## Begin DATA RECORDS
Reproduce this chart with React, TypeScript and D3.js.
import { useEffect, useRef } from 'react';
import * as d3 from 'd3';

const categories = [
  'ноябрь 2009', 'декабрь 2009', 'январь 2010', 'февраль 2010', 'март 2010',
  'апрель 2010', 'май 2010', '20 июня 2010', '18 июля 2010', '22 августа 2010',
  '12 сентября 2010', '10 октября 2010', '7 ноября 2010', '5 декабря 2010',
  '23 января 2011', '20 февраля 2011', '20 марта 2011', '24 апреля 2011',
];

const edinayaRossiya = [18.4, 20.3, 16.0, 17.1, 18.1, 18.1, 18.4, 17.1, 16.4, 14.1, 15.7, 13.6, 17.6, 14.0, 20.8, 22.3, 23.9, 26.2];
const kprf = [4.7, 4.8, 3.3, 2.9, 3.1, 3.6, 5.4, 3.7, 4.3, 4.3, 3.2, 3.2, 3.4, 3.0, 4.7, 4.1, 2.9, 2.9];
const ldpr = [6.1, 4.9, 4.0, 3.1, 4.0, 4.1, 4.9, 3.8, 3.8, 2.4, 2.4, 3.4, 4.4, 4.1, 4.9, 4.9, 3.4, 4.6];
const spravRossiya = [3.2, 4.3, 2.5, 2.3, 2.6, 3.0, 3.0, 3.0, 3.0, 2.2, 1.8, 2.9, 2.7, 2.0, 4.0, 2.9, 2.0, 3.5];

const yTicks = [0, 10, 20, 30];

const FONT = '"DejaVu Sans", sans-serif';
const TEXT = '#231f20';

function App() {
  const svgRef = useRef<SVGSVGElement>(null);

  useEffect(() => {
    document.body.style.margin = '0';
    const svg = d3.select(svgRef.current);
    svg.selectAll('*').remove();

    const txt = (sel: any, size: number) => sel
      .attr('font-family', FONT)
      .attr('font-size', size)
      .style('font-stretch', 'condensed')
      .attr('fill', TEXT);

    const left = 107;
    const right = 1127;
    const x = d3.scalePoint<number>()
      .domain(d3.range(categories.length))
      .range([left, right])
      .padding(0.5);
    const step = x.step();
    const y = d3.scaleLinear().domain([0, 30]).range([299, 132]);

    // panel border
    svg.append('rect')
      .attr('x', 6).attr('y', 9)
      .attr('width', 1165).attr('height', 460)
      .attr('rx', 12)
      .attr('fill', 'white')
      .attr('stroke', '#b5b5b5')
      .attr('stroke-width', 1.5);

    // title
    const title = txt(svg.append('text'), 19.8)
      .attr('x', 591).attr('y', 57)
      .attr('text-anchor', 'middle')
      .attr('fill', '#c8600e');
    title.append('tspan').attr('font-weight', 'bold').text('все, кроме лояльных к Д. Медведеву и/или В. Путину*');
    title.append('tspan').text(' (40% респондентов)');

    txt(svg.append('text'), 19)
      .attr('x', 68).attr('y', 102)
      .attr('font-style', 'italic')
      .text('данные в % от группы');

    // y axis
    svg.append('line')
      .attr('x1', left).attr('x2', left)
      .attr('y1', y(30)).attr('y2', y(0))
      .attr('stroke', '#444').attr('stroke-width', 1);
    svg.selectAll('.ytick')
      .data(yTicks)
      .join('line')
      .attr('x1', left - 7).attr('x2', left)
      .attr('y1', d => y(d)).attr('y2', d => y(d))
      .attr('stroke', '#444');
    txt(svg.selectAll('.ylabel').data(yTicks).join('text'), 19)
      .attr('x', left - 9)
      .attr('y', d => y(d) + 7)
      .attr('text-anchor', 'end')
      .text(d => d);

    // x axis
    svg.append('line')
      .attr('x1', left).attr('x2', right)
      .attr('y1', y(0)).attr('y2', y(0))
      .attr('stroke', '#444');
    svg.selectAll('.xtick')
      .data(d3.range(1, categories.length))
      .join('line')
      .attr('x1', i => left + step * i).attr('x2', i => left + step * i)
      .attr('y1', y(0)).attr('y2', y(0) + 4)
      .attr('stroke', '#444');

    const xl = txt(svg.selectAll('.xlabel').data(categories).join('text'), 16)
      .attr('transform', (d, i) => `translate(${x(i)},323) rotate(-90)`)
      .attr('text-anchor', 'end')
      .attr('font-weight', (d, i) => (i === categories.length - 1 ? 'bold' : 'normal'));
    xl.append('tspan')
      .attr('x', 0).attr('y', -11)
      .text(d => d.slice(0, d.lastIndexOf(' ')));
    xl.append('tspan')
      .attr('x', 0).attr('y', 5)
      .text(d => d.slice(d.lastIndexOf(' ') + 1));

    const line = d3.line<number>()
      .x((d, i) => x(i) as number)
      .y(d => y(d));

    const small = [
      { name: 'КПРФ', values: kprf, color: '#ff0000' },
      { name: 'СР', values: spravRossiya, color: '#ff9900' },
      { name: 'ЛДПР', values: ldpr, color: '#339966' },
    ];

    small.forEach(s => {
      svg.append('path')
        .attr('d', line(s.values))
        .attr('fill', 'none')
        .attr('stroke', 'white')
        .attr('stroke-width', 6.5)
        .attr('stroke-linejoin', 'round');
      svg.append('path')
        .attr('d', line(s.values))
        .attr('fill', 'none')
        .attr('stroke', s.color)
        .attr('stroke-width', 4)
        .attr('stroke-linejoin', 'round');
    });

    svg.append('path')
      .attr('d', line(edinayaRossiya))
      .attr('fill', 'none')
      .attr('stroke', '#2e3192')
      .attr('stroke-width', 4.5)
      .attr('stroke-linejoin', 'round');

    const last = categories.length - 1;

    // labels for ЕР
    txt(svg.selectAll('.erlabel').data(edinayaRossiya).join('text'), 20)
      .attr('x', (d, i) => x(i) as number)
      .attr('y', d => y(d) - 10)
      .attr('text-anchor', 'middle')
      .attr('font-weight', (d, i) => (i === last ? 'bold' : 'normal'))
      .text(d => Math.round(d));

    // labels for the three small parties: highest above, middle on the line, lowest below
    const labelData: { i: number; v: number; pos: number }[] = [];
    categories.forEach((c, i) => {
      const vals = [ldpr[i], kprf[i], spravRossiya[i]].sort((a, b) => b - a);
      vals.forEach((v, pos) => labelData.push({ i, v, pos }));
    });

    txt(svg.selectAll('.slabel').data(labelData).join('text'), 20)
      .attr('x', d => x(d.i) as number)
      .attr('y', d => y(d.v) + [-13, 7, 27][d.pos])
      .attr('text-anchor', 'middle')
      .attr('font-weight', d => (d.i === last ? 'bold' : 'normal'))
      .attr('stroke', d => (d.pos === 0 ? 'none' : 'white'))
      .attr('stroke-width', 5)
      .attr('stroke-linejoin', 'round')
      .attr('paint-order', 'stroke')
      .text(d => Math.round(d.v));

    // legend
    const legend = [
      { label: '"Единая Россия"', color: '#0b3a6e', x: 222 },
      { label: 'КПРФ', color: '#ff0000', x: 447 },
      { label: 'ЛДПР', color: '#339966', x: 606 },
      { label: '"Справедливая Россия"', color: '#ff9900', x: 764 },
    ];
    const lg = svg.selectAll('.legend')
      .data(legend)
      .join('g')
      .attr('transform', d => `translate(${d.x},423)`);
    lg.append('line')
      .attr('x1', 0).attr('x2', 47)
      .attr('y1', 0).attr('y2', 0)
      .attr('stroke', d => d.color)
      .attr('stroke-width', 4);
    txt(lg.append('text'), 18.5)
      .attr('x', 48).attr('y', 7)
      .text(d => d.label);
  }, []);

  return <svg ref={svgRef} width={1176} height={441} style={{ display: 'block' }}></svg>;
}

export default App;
## End DATA RECORDS
## Begin DATA RECORDS
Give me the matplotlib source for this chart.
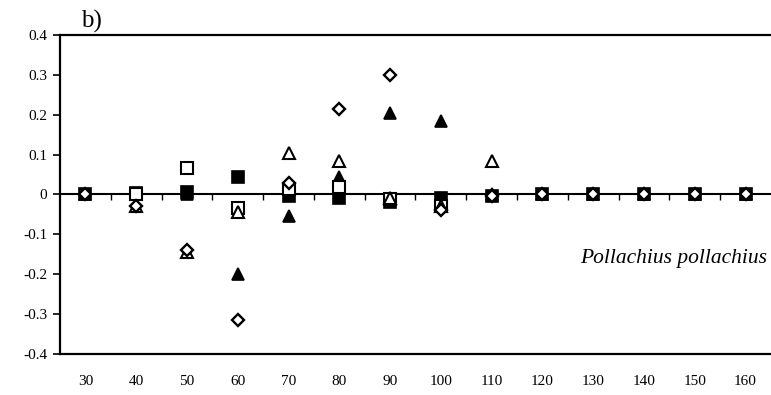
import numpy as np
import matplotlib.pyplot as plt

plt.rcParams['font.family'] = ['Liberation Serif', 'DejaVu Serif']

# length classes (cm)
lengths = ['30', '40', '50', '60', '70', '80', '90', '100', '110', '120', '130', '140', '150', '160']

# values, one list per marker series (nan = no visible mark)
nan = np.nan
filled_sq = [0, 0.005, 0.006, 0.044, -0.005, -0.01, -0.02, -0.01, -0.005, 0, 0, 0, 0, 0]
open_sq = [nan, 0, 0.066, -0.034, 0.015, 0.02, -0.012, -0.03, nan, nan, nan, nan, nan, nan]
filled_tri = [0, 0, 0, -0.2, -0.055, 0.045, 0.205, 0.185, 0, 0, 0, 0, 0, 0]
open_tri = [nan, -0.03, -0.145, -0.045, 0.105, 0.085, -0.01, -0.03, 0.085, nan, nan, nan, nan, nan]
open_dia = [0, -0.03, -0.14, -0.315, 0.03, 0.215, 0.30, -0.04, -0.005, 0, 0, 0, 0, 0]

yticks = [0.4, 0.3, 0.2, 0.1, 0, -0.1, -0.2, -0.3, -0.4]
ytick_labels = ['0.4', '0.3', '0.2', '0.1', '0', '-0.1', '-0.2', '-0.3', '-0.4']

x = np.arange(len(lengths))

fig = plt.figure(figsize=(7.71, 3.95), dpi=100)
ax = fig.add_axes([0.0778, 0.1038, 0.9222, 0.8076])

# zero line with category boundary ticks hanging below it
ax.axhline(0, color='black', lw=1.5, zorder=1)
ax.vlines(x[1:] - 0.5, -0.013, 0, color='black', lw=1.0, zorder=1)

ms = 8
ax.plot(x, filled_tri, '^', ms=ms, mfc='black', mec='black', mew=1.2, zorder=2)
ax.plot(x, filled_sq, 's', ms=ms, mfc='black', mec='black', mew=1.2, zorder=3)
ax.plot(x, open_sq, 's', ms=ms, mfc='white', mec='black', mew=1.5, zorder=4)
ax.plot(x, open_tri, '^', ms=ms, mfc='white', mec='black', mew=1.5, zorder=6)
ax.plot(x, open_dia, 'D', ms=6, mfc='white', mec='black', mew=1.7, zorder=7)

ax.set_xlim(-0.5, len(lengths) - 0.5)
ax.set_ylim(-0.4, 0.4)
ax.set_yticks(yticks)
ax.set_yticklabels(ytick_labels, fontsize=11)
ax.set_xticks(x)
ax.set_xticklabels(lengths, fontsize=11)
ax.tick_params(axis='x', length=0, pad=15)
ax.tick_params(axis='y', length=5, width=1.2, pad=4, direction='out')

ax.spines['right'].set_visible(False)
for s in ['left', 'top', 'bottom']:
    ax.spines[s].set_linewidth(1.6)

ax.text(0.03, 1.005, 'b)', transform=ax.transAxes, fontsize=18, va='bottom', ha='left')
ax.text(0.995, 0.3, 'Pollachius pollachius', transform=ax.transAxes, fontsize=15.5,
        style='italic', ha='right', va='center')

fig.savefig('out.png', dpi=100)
## End DATA RECORDS
| AIM |
For the listing above, identify each line bearing "with".

| TASK RESULT |
Reproduce this chart with React, TypeScript and D3.js.
# zero line with category boundary ticks hanging below it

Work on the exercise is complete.